Titus, Julius and Me

by | Nov 1, 2013 | Health and Well Being

One of the most common complaints I heard in high school was “How in the world am I ever gonna use this out in the world?”

For a lot of us in pegged pants and Pendleton shirts that question pretty much covered all our classes. Since the science staff had deemed that I was undeserving of a slide rule, my whine was not aimed at basic Algebra or numbers but at Julius Caesar. What sort of latter day Torquemada had dreamed up that bit of teen punishment? My English teacher seemed to believe that students were like children; slap them daily because you might not know what they did wrong but they will. He couldn’t hit us (only the Dean could do that back then) so he slapped us with Shakespeare instead.

After our graduation and discharges from the Navy (yes, all Honorable) my friends and I took up pretty much where we had left off before the draft had scared us to death. We went to school as an avocation, and focused on a career in partying. Then a strange thing happened. I liked college. I started accumulating credits and eventually reached a point where I would lose some of them if I didn’t watch what classes I signed up for. Suddenly working and in a relationship with a girl who already had a year old son, I found myself staring at the upcoming semester’s schedule. The only class I could take that would fit into work and babysitting was, you guessed it, Shakespeare. I was doomed to be haunted by the ghost of Caesar instead of Hamlet’s father.

My trepidation was short-lived, however. Julius Caesar suddenly made sense. The rhythm of the language and all those great phrases that had peppered our lexicon. What’s not to like about a Titus Andronicus, the play of a Roman lord who kills his second wife’s sons and feeds them to her in a pie? It was like Hamlet having a head-on collision with King Lear. I loved that class.

I’m really awful with names and dates but I do remember my favorite teacher in those post-Navy days. His name was Mr. Johnson (always Mister Johnson; I don’t remember ever using his first name and I’m not too sure he had one). He was the head of the U.S. History program. Another favorite was Mr. Anderson. While Johnson was all warmth and compassion, Anderson was like a marine. He said that out of 100 students in our night Environmental Studies class, only 3 really were interested in ecology. The rest of us were vets taking any class available to keep our G.I. Bill checks coming in, or students forced to take a science. Regardless, vowed to teach to those three interested souls. The rest of us could hang onto their tails as if that holy trinity were kites.

Once married, e began to plan. Maybe I could transfer to Sonoma State University and get a B.A. before my benefits ran out. Maybe I could get a teaching credential. Then I learned what Mr. Johnson made a year. It turned out that I was making more money working on the loading dock of a large insurance company than the head of the JC History Department. My B.A. ushered in a management trainee job and then promotions to mid-management and my dream of hanging around college the rest of my life was ground into the dust by my new tax bracket. Mr. Johnson’s salary was static while mine kept increasing.

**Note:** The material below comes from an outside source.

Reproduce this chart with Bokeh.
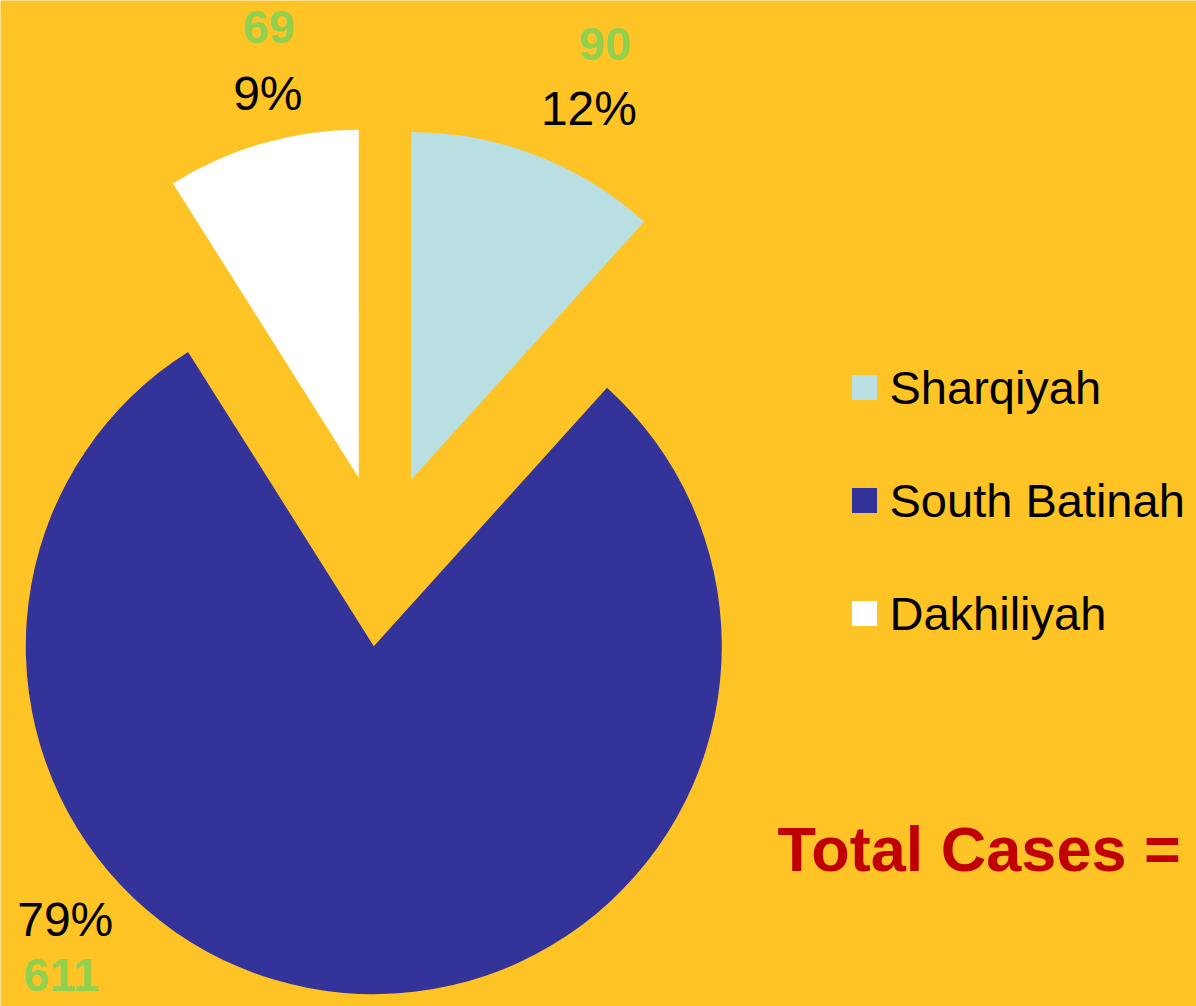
import math
from bokeh.plotting import figure
from bokeh.models import Range1d, ColumnDataSource
from bokeh.core.properties import value
from bokeh.embed import file_html
from bokeh.resources import INLINE

# ---- data ----
categories = ["Sharqiyah", "South Batinah", "Dakhiliyah"]
cases = [90, 611, 69]
slice_colors = ["#B9DFE3", "#333399", "#FFFFFF"]
total_label = "Total Cases ="

# ---- layout / style ----
W, H = 1196, 1006
BG = "#FEC325"
pie_cx, pie_cy = 381, H - 556
radius = 348
explode = [82, 90, 82]
label_ang = [25.6, 228.5, -13.3]      # degrees clockwise from 12 o'clock
label_dist = [412, 412, 395]
count_off = [(16, 64), (-4, -56), (1, 66)]
FONT = "Liberation Sans"

total = sum(cases)
starts, ends, xs, ys = [], [], [], []
pct_x, pct_y, cnt_x, cnt_y, pct_txt, cnt_txt = [], [], [], [], [], []
acc = 0.0
for i, v in enumerate(cases):
    a1 = acc / total * 2 * math.pi
    acc += v
    a2 = acc / total * 2 * math.pi
    mid = (a1 + a2) / 2
    cx = pie_cx + explode[i] * math.sin(mid)
    cy = pie_cy + explode[i] * math.cos(mid)
    xs.append(cx); ys.append(cy)
    starts.append(math.pi / 2 - a2)
    ends.append(math.pi / 2 - a1)
    la = math.radians(label_ang[i])
    px = cx + label_dist[i] * math.sin(la)
    py = cy + label_dist[i] * math.cos(la)
    pct_x.append(px); pct_y.append(py)
    cnt_x.append(px + count_off[i][0]); cnt_y.append(py + count_off[i][1])
    pct_txt.append(f"{round(v / total * 100)}%")
    cnt_txt.append(str(v))

src = ColumnDataSource(dict(x=xs, y=ys, start=starts, end=ends, color=slice_colors,
                            px=pct_x, py=pct_y, cx=cnt_x, cy=cnt_y,
                            pt=pct_txt, ct=cnt_txt, name=categories))

p = figure(width=W, height=H, x_range=Range1d(0, W), y_range=Range1d(0, H),
           min_border=0, output_backend="svg", toolbar_location=None,
           background_fill_color=BG, border_fill_color=BG, outline_line_color=None)
p.axis.visible = False
p.grid.visible = False

p.wedge(x="x", y="y", radius=radius, start_angle="start", end_angle="end",
        direction="anticlock", fill_color="color", line_color=None, source=src)

p.text(x="px", y="py", text="pt", source=src, text_font=value(FONT),
       text_font_size="48px", text_color="black", text_align="center",
       text_baseline="middle")
p.text(x="cx", y="cy", text="ct", source=src, text_font=value(FONT),
       text_font_size="47px", text_font_style="bold", text_color="#92D050",
       text_align="center", text_baseline="middle")

# legend (manual)
leg_x, leg_y0, leg_step = 864, H - 387, 113
lx = [leg_x] * len(categories)
ly = [leg_y0 - i * leg_step for i in range(len(categories))]
leg = ColumnDataSource(dict(x=lx, y=ly, tx=[x + 25 for x in lx], color=slice_colors,
                            name=categories))
p.rect(x="x", y="y", width=25, height=25, fill_color="color", line_color=None, source=leg)
p.text(x="tx", y="y", text="name", source=leg, text_font=value(FONT),
       text_font_size="47px", text_color="black", text_align="left",
       text_baseline="middle")

p.text(x=[777], y=[H - 848], text=[total_label], text_font=value(FONT),
       text_font_size="63px", text_font_style="bold", text_color="#C00000",
       text_align="left", text_baseline="middle")

open("out.html", "w").write(file_html(p, INLINE))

Now retired, I play tennis around the county and find that many of my fellow players are, or have been, teachers. I’ve mentioned the story above to most at one time or another, admitting my regret about going for the money, such as it was. Most replied, “You had to take care of your family.” I’ve never heard one teacher express regret their own choice of careers

So, I shake my head when I read letters and columns about the evil teacher’s unions and how their detractors would love to have a cushy job that gives you the summers off, in-service days and, yadda, yadda, yadda. Teachers, along with my wife and big brother, saved me from a likely partier’s fate of alcoholism, loss of family and friends, a constant parade of meaningless jobs, and a lot of tattoos, a topic I’ll save for a future column. I have a huge respect for those people who sacrifice a high salary in order to pass along the culture’s flame of knowledge. For them, I imagine loving what they do for a living is payment in full. For me, I believe they earn every dime and deserve a few pennies more.